India can't seem to see the point in their preferred phones being made in India, yet costing more. And, yet, that is precisely the point. It doesn't matter that iPhones are expensive in the country as long as more of them are made here.
The world — and not just India — is the market for factories looking to ship out of China that India, as also a host of other countries, are inviting to set up shop. Admittedly, India has a bigger local market than most competing economies for everything from aeroplanes to computer chips. But that is a secondary consideration for multinational companies seeking supply chain resilience.
What matters more is that India provides a cost-effective and stable environment for planned investments. Value, not number of units, is the name of the game.
iPhones assembled in India are still expensive to make because of imported components that customs duty makes dearer. India has erected tariff barriers for inputs for the electronic industry to provide it protection against cheap imports.

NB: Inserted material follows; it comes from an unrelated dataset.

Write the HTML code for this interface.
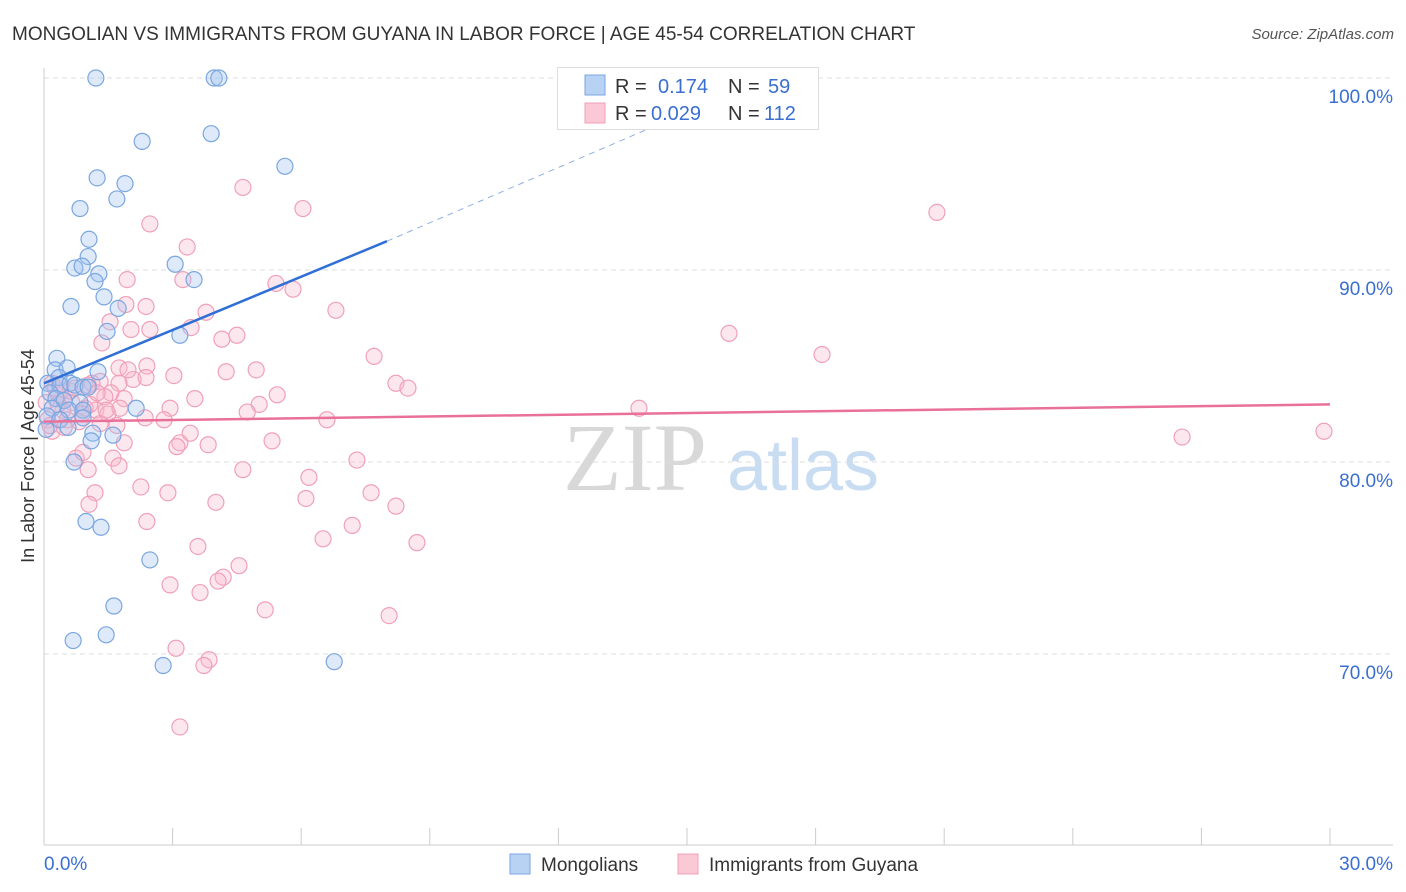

India also taxes finished iPhones at a higher rate. On its part, Apple tries to sell discounted older-generation iPhones in a market overwhelmingly dominated by cheaper Android handsets. All these contribute to making the latest iPhone, even if assembled in the country, more expensive.
The gap really opens up for models being imported whole.
Apple's contract manufacturers in India receive PLIs from GoI. Those, however, do not offset import duties on inputs. Until such time as Apple builds a local ecosystem of suppliers, Made-in-India iPhones will be at some cost disadvantage to those made in, say, China or Vietnam.